It’s beyond frustrating. You’ve got a terrific clinical story. A real benefit for patients. A p-value your stats professor would drool over. Your product – drug, drug/device combo, diagnostic panel – could change the world, if only the world would change.

What is getting in the way?

Do the reps need more training? Is your pricing strategy off target? Will your product require prescribers to do more “selling” than they’re used to? Are your competitors brandishing a bigger budget and larger field footprint?

The answer to all could be, “yes,” but in our experience, the biggest boulder on what ought to be the inevitable clear path to the advancing of science is often the science of human behavior.  And what that field of study tells us is that as a rule, humans rarely make purely rational decisions.
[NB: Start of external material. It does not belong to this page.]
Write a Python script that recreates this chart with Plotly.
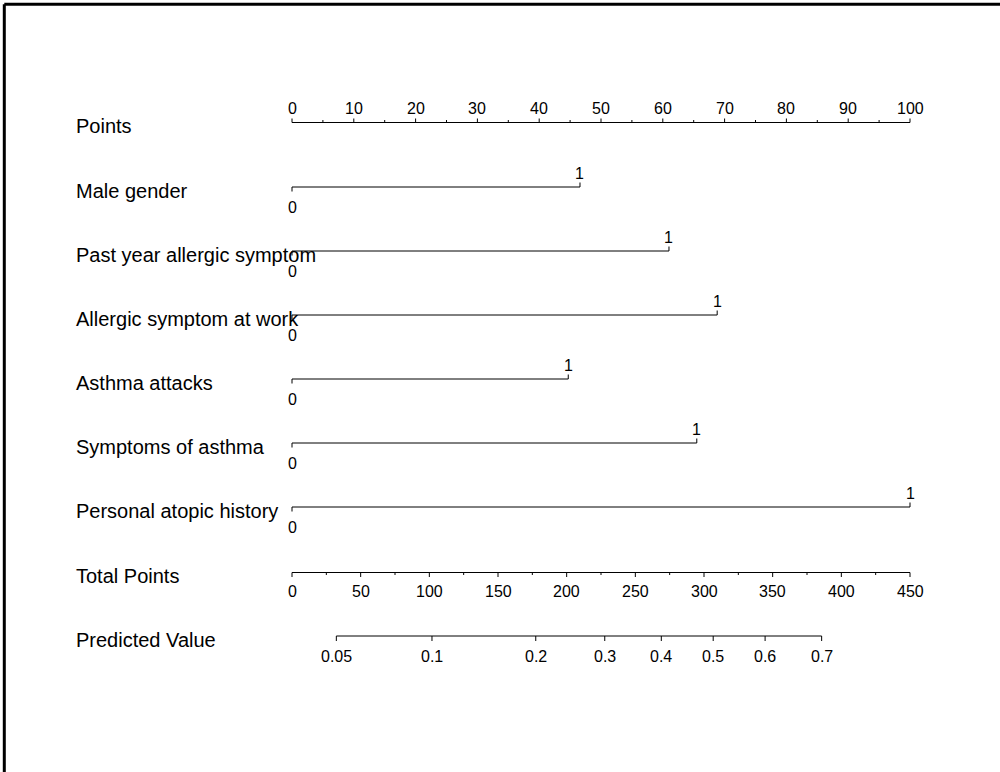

Even those trained to be data-driven tend to rely on a tangled amalgam of evidence, experience, and emotion. Not necessarily in that order. With the vast amounts of data and updates spewed forward in each morning’s batch of newsletters, it’s understandable that they fall into the logical traps that cloud judgment and foster a loyalty to the status quo.

Here are just a few of the biases we at precisioneffect have identified in a recent effort to increase utilization of two different drugs in the hospital setting:

Status Quo Bias

Individuals like to stay relatively the same and feel the risk of change is not worth the potential benefits.

Decision Paralysis

Overloaded with too much choice, individuals will avoid decision-making completely or spend too much time on making decisions.

Availability Bias

Individuals use mental shortcuts to make decisions based on examples that are recent or most available in their minds.

Identifying the behaviors in order to change them

At precisioneffect, we get around these black holes by identifying all the behaviors, prevailing attitudes, and potential biases – along the continuum of treatment (or diagnosis) where HCPs or patients are making micro-decisions that could potentially be shifted with the appropriate touch. 

Often there are a host of beliefs that need to line up before a doctor can specify your brand:

·         Does he consider the current guidelines?

·         Does she see many patients with this condition or just a few?

·         Does he have experience with other drugs in the class?

·         How intense is the pressure to choose a lower-cost alternative?

These are the hotspots, the standard-changing moments that lead to prescribing behavior and habit building.

We match up the hotspots against the prospect’s media profile. Do they consume professional videos online? 70% of doctors do. Do they depend on the information they receive from others? CEOs tend to gather a lot of opinions. That behavior can be traced via dark social- listening technology.

With hotspots pinpointed and consumption habits tagged, we have the opportunity to be highly relevant; delivering the right information or the right influencer to break through the biases and offer real value (which could be a benefit of our product, supported by its terrific data).

People are wired to cling to the status quo, what’s known is safe and comfortable. Embracing new agents or technology pushes everyone — HCPs, patients, caregivers, and even payers into areas unknown. Which is, of course, where the real change is happening. The better we understand just how we all think, the sooner we can get there.